BY ALEX P. VIDAL
NEWPORT BEACH, California — Whether it is a doctor or albularyo (quack doctor) toting the scissors, Filipino boys consider it as birthright or duty to undergo circumcision at early age as part of tradition that started way back in the pre-Spanish colonization.
In fact, male circumcision, the surgical removal of some or all of the foreskin (prepuce) from the penis, is the source of pride for most Filipino boys entering adolescence. The ritual is more of a badge of glory than implied passport to the men’s club.
Far cry from the standpoint of some residents of San Francisco, California who will vote in an election in November whether to ban circumcision.
California’s Department of Elections certified just over 7,700 signatures gathered by proponents of the ban who aim to outlaw the practice of circumcising males 18 years or younger even despite religious or cultural traditions.
Anyone, including medical practitioners, could face a $1,000 fine and one year in jail if they violate the ban in accordance with the proposal.
If the referendum was applied in the Philippines, Filipinos would mock and scoff at the idea and would never take it seriously; they would view it as invasion of the provinces of religion and culture.
The word “circumcision” or “tuli” in Tagalog comes from Latin circum (meaning “around”) and caedere (meaning “to cut”). Uncircumcised boys passed puberty age usually face taunts and ridicule from playmates who call them as “putyong” in Hiligaynon, “pisot” in Cebuano, or “supot” in Tagalog.
To be branded with such unsavory tag is totally unacceptable for most Filipino boys thus circumcision has been considered a requisite like high school diploma.
Supporters of the ban, meanwhile, argued that the practice of circumcision would “protect all infants and children in San Francisco from the pain and harm caused by forced genital cutting,” according to campaign literature posted on their web site.
Former Senator Juan Flavier was a staunch advocate of circumcision for health reason. He subscribed to the World Health Organization (WHO; 2007), the Joint United Nations Programme on HIV/AIDS (UNAIDS; 2007), and the Centers for Disease Control and Prevention (CDC; 2008) which stated that “there were evidence indicating that male circumcision significantly reduces the risk of HIV acquisition by men during penile-vaginal sex, but also state that circumcision only provides partial protection and should be considered only in conjunction with other proven prevention measures.”
Early depictions of circumcision are found in cave paintings and Ancient Egyptian tombs, though some pictures are open to interpretation. Religious male circumcision is considered a commandment from God in Judaism.
In Islam, though not discussed in the Qur’an, male circumcision is widely practised and most often considered to be a sunnah. It is also customary in some Christian churches in Africa, including some Orient Orthodox Churches.

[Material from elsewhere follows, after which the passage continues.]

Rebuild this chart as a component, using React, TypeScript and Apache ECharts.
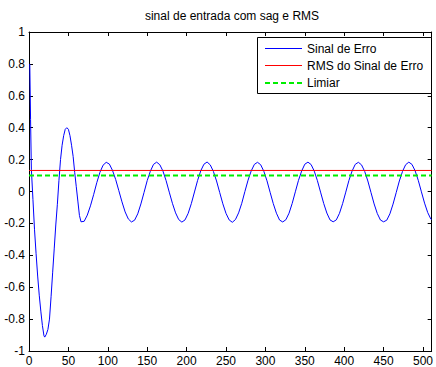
import React, { useEffect, useRef } from "react";
import * as echarts from "echarts";

const titleText = "sinal de entrada com sag e RMS";
const seriesNames = ["Sinal de Erro", "RMS do Sinal de Erro", "Limiar"];

const xMin = 0;
const xMax = 511;
const xInterval = 50;
const yMin = -1;
const yMax = 1;
const yInterval = 0.2;

// sample positions (n) of the error signal
const sampleIndex = [
  1, 2, 3, 5, 7, 9, 11, 13, 15, 17, 19, 20, 22, 24, 26, 28, 30, 32, 34, 36, 38, 40, 42, 44, 46, 48, 50, 52, 54, 56, 58, 60, 62, 64,
  66, 70, 74, 78, 82, 86, 90, 94, 98, 102, 106, 110, 114, 118, 122, 126,
  130, 134, 138, 142, 146, 150, 154, 158, 162, 166, 170, 174, 178, 182, 186, 190,
  194, 198, 202, 206, 210, 214, 218, 222, 226, 230, 234, 238, 242, 246, 250, 254,
  258, 262, 266, 270, 274, 278, 282, 286, 290, 294, 298, 302, 306, 310, 314, 318,
  322, 326, 330, 334, 338, 342, 346, 350, 354, 358, 362, 366, 370, 374, 378, 382,
  386, 390, 394, 398, 402, 406, 410, 414, 418, 422, 426, 430, 434, 438, 442, 446,
  450, 454, 458, 462, 466, 470, 474, 478, 482, 486, 490, 494, 498, 502, 506, 510, 511,
];

// error signal values
const errorSignal = [
  0.8, 0.45, 0.14, -0.05, -0.24, -0.39, -0.53, -0.65, -0.75, -0.84, -0.905, -0.913, -0.895, -0.865, -0.8, -0.66, -0.51, -0.36, -0.21, -0.08, 0.07, 0.2, 0.29, 0.35, 0.39, 0.4, 0.39, 0.35, 0.29, 0.22, 0.12, 0.03, -0.06, -0.15,
  -0.19, -0.187, -0.148, -0.09, -0.02, 0.055, 0.12, 0.165, 0.183, 0.172, 0.132, 0.075, 0.005, -0.065, -0.128, -0.172,
  -0.191, -0.18, -0.14, -0.078, -0.006, 0.068, 0.127, 0.17, 0.184, 0.168, 0.128, 0.068, -0.004, -0.074, -0.134, -0.176,
  -0.192, -0.178, -0.137, -0.076, -0.003, 0.07, 0.13, 0.171, 0.185, 0.167, 0.126, 0.066, -0.006, -0.077, -0.137, -0.178,
  -0.193, -0.176, -0.134, -0.074, 0.0, 0.071, 0.129, 0.17, 0.183, 0.168, 0.127, 0.067, -0.005, -0.076, -0.136, -0.179,
  -0.191, -0.177, -0.136, -0.075, -0.002, 0.07, 0.128, 0.171, 0.184, 0.169, 0.128, 0.068, -0.004, -0.075, -0.135, -0.178,
  -0.19, -0.178, -0.137, -0.076, -0.004, 0.069, 0.128, 0.17, 0.183, 0.167, 0.126, 0.066, -0.006, -0.078, -0.138, -0.179,
  -0.19, -0.18, -0.14, -0.079, -0.007, 0.066, 0.126, 0.168, 0.184, 0.17, 0.13, 0.07, -0.002, -0.073, -0.132, -0.173, -0.176,
];

const rmsValue = 0.132;
const limiarValue = 0.1;

const FONT = "'Liberation Sans', Arial, Helvetica, sans-serif";

export default function App() {
  const ref = useRef<HTMLDivElement>(null);

  useEffect(() => {
    if (!ref.current) return;
    const chart = echarts.init(ref.current, null, { renderer: "svg" });

    const axisLine = { show: true, onZero: false, lineStyle: { color: "#000", width: 1 } };
    const axisTick = { show: true, inside: true, length: 4, lineStyle: { color: "#000", width: 1 } };

    const xBase = {
      type: "value",
      min: xMin,
      max: xMax,
      interval: xInterval,
      axisLine,
      axisTick,
      splitLine: { show: false },
    };
    const yBase = {
      type: "value",
      min: yMin,
      max: yMax,
      interval: yInterval,
      axisLine,
      axisTick,
      splitLine: { show: false },
    };

    const blue = "#0000ff";
    const red = "#ff0000";
    const green = "#00ee00";

    const legendStyles = [
      { color: blue, width: 1, dash: null as number[] | null },
      { color: red, width: 1, dash: null as number[] | null },
      { color: green, width: 2, dash: [5, 3] },
    ];
    const legendRowY = [48.5, 65.5, 83];
    const legendItems: any[] = [
      {
        type: "rect",
        shape: { x: 257.5, y: 37.5, width: 174, height: 56 },
        style: { fill: "#fff", stroke: "#000", lineWidth: 1 },
        z: 10,
      },
    ];
    seriesNames.forEach((name, i) => {
      const s = legendStyles[i];
      legendItems.push({
        type: "line",
        shape: { x1: 265, y1: legendRowY[i], x2: 302, y2: legendRowY[i] },
        style: { stroke: s.color, lineWidth: s.width, lineDash: s.dash || undefined },
        z: 11,
      });
      legendItems.push({
        type: "text",
        x: 307,
        y: legendRowY[i],
        style: {
          text: name,
          fontSize: 12,
          fontFamily: FONT,
          fill: "#000",
          textAlign: "left",
          textVerticalAlign: "middle",
        },
        z: 11,
      });
    });

    chart.setOption({
      animation: false,
      backgroundColor: "#fff",
      textStyle: { fontFamily: FONT },
      grid: { left: 29, right: 1, top: 32, bottom: 15, containLabel: false },
      graphic: [
        {
          type: "text",
          x: 232,
          y: 16,
          style: {
            text: titleText,
            fontSize: 12,
            fontFamily: FONT,
            fill: "#000",
            textAlign: "center",
            textVerticalAlign: "middle",
          },
        },
        ...legendItems,
      ],
      xAxis: [
        {
          ...xBase,
          position: "bottom",
          axisLabel: {
            show: true,
            color: "#000",
            fontSize: 12,
            fontFamily: FONT,
            margin: 4,
            showMaxLabel: false,
            formatter: (v: number) => (v % xInterval === 0 ? String(v) : ""),
          },
        },
        { ...xBase, position: "top", axisLabel: { show: false } },
      ],
      yAxis: [
        {
          ...yBase,
          position: "left",
          axisLabel: { show: true, color: "#000", fontSize: 12, fontFamily: FONT, margin: 4 },
        },
        { ...yBase, position: "right", axisLabel: { show: false } },
      ],
      series: [
        {
          name: seriesNames[0],
          type: "line",
          xAxisIndex: 0,
          yAxisIndex: 0,
          symbol: "none",
          showSymbol: false,
          color: blue,
          lineStyle: { color: blue, width: 1 },
          data: sampleIndex.map((n, i) => [n, errorSignal[i]]),
        },
        {
          name: seriesNames[1],
          type: "line",
          xAxisIndex: 0,
          yAxisIndex: 0,
          symbol: "none",
          showSymbol: false,
          color: red,
          lineStyle: { color: red, width: 1 },
          data: [
            [xMin, rmsValue],
            [xMax, rmsValue],
          ],
        },
        {
          name: seriesNames[2],
          type: "line",
          xAxisIndex: 0,
          yAxisIndex: 0,
          symbol: "none",
          showSymbol: false,
          color: green,
          lineStyle: { color: green, width: 2, type: [5, 3] },
          data: [
            [xMin, limiarValue],
            [xMax, limiarValue],
          ],
        },
      ],
    });

    return () => chart.dispose();
  }, []);

  return (
    <div
      ref={ref}
      style={{ position: "fixed", left: 0, top: 0, width: 436, height: 367, background: "#fff" }}
    />
  );
}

According to the World Health Organization (WHO), global estimates suggest that 30% of males are circumcised, of whom 68% are Muslim.The prevalence of circumcision varies mostly with religious affiliation, and sometimes culture.
Most circumcisions are performed during adolescence for cultural or religious reasons; in some countries they are more commonly performed during infancy.
In some cultures, males must be circumcised shortly after birth, during childhood, or around puberty as part of a rite of passage. Circumcision is commonly practised in the Jewish and Islamic faiths.